**DIRECTIONS:** Output the full listing below exactly as it reads, and skip anything that is a picture.
==== DATASET EXCERPT ====
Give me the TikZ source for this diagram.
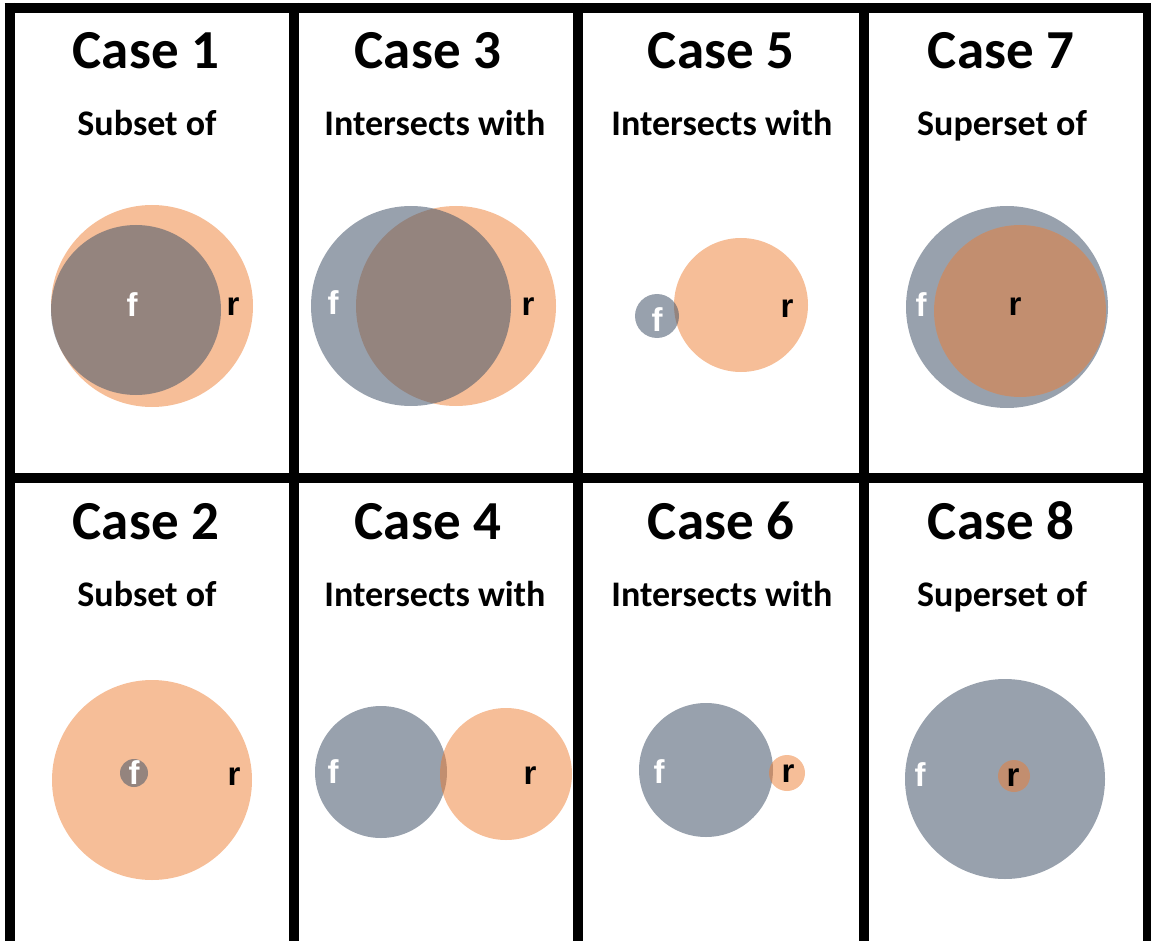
\documentclass[tikz,border=0pt]{standalone}
\usepackage{fontspec}
\setmainfont{Carlito}
\newfontfamily\labelfont{Liberation Sans}
\definecolor{fgray}{HTML}{44546A}
\definecolor{rorange}{HTML}{ED7D31}

\begin{document}
\begin{tikzpicture}[x=1pt,y=-1pt,
  fset/.style={fill=fgray, fill opacity=0.55},
  rset/.style={fill=rorange, fill opacity=0.5},
  casehead/.style={font=\fontsize{55}{60}\selectfont\bfseries, anchor=base},
  relation/.style={font=\fontsize{36}{40}\selectfont\bfseries, anchor=base},
  flabel/.style={font=\labelfont\fontsize{33}{36}\selectfont\bfseries, text=white, inner sep=0pt},
  rlabel/.style={font=\labelfont\fontsize{33}{36}\selectfont\bfseries, text=black, inner sep=0pt}]
\useasboundingbox (0,0) rectangle (1151,941);
\clip (0,0) rectangle (1151,941);

% frame
\draw[line width=10pt] (4.5,8) -- (1151,8);
\draw[line width=10pt] (9.5,477.5) -- (1151,477.5);
\foreach \x in {9.5,293.5,578,863.5,1148} % column lines
\draw[line width=10pt] (\x,3) -- (\x,941);

% headings, top row
\node[casehead] (head1) at (146,69) {Case 1};
\node[relation] (rel1) at (147,136) {Subset of};
\node[casehead] (head3) at (428,69) {Case 3};
\node[relation] (rel3) at (435,136) {Intersects with};
\node[casehead] (head5) at (721,69) {Case 5};
\node[relation] (rel5) at (722,136) {Intersects with};
\node[casehead] (head7) at (1001,69) {Case 7};
\node[relation] (rel7) at (1002,136) {Superset of};
% headings, bottom row
\node[casehead] (head2) at (146,539) {Case 2};
\node[relation] (rel2) at (147,606) {Subset of};
\node[casehead] (head4) at (428,539) {Case 4};
\node[relation] (rel4) at (435,606) {Intersects with};
\node[casehead] (head6) at (721,539) {Case 6};
\node[relation] (rel6) at (722,606) {Intersects with};
\node[casehead] (head8) at (1001,539) {Case 8};
\node[relation] (rel8) at (1002,606) {Superset of};

% case 1
\fill[rset] (152,306) circle (101);
\fill[fset] (136,310) circle (85);
\node[flabel] (f1) at (132,305) {f};
\node[rlabel] (r1) at (233,307) {r};
% case 3
\fill[rset] (456,306) circle (100);
\fill[fset] (411,306) circle (100);
\node[flabel] (f3) at (333,303) {f};
\node[rlabel] (r3) at (528,307) {r};
% case 5
\fill[rset] (741,305) circle (67);
\fill[fset] (657,316) circle (22);
\node[flabel] (f5) at (657,320) {f};
\node[rlabel] (r5) at (787,309) {r};
% case 7
\fill[fset] (1007,307) circle (101);
\fill[rset] (1020,311) circle (86);
\node[flabel] (f7) at (921,305) {f};
\node[rlabel] (r7) at (1015,307) {r};

% case 2
\fill[rset] (152,780) circle (100);
\fill[fset] (134,773) circle (14);
\node[flabel] (f2) at (134,773) {f};
\node[rlabel] (r2) at (234,777) {r};
% case 4
\fill[fset] (381,772) circle (66);
\fill[rset] (506,774) circle (66);
\node[flabel] (f4) at (333,772) {f};
\node[rlabel] (r4) at (530,776) {r};
% case 6
\fill[fset] (706,770) circle (67);
\fill[rset] (787,773) circle (18);
\node[flabel] (f6) at (659,772) {f};
\node[rlabel] (r6) at (788,774) {r};
% case 8
\fill[fset] (1005,779) circle (100);
\fill[rset] (1014,776) circle (16);
\node[flabel] (f8) at (920,775) {f};
\node[rlabel] (r8) at (1013,778) {r};

\end{tikzpicture}
\end{document}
====
**EXERCISE RESPONSE:**
Give me the TikZ source for this diagram.
\documentclass[tikz,border=0pt]{standalone}
\usepackage{fontspec}
\setmainfont{Carlito}
\newfontfamily\labelfont{Liberation Sans}
\definecolor{fgray}{HTML}{44546A}
\definecolor{rorange}{HTML}{ED7D31}

\begin{document}
\begin{tikzpicture}[x=1pt,y=-1pt,
  fset/.style={fill=fgray, fill opacity=0.55},
  rset/.style={fill=rorange, fill opacity=0.5},
  casehead/.style={font=\fontsize{55}{60}\selectfont\bfseries, anchor=base},
  relation/.style={font=\fontsize{36}{40}\selectfont\bfseries, anchor=base},
  flabel/.style={font=\labelfont\fontsize{33}{36}\selectfont\bfseries, text=white, inner sep=0pt},
  rlabel/.style={font=\labelfont\fontsize{33}{36}\selectfont\bfseries, text=black, inner sep=0pt}]
\useasboundingbox (0,0) rectangle (1151,941);
\clip (0,0) rectangle (1151,941);

% frame
\draw[line width=10pt] (4.5,8) -- (1151,8);
\draw[line width=10pt] (9.5,477.5) -- (1151,477.5);
\foreach \x in {9.5,293.5,578,863.5,1148} % column lines
\draw[line width=10pt] (\x,3) -- (\x,941);

% headings, top row
\node[casehead] (head1) at (146,69) {Case 1};
\node[relation] (rel1) at (147,136) {Subset of};
\node[casehead] (head3) at (428,69) {Case 3};
\node[relation] (rel3) at (435,136) {Intersects with};
\node[casehead] (head5) at (721,69) {Case 5};
\node[relation] (rel5) at (722,136) {Intersects with};
\node[casehead] (head7) at (1001,69) {Case 7};
\node[relation] (rel7) at (1002,136) {Superset of};
% headings, bottom row
\node[casehead] (head2) at (146,539) {Case 2};
\node[relation] (rel2) at (147,606) {Subset of};
\node[casehead] (head4) at (428,539) {Case 4};
\node[relation] (rel4) at (435,606) {Intersects with};
\node[casehead] (head6) at (721,539) {Case 6};
\node[relation] (rel6) at (722,606) {Intersects with};
\node[casehead] (head8) at (1001,539) {Case 8};
\node[relation] (rel8) at (1002,606) {Superset of};

% case 1
\fill[rset] (152,306) circle (101);
\fill[fset] (136,310) circle (85);
\node[flabel] (f1) at (132,305) {f};
\node[rlabel] (r1) at (233,307) {r};
% case 3
\fill[rset] (456,306) circle (100);
\fill[fset] (411,306) circle (100);
\node[flabel] (f3) at (333,303) {f};
\node[rlabel] (r3) at (528,307) {r};
% case 5
\fill[rset] (741,305) circle (67);
\fill[fset] (657,316) circle (22);
\node[flabel] (f5) at (657,320) {f};
\node[rlabel] (r5) at (787,309) {r};
% case 7
\fill[fset] (1007,307) circle (101);
\fill[rset] (1020,311) circle (86);
\node[flabel] (f7) at (921,305) {f};
\node[rlabel] (r7) at (1015,307) {r};

% case 2
\fill[rset] (152,780) circle (100);
\fill[fset] (134,773) circle (14);
\node[flabel] (f2) at (134,773) {f};
\node[rlabel] (r2) at (234,777) {r};
% case 4
\fill[fset] (381,772) circle (66);
\fill[rset] (506,774) circle (66);
\node[flabel] (f4) at (333,772) {f};
\node[rlabel] (r4) at (530,776) {r};
% case 6
\fill[fset] (706,770) circle (67);
\fill[rset] (787,773) circle (18);
\node[flabel] (f6) at (659,772) {f};
\node[rlabel] (r6) at (788,774) {r};
% case 8
\fill[fset] (1005,779) circle (100);
\fill[rset] (1014,776) circle (16);
\node[flabel] (f8) at (920,775) {f};
\node[rlabel] (r8) at (1013,778) {r};

\end{tikzpicture}
\end{document}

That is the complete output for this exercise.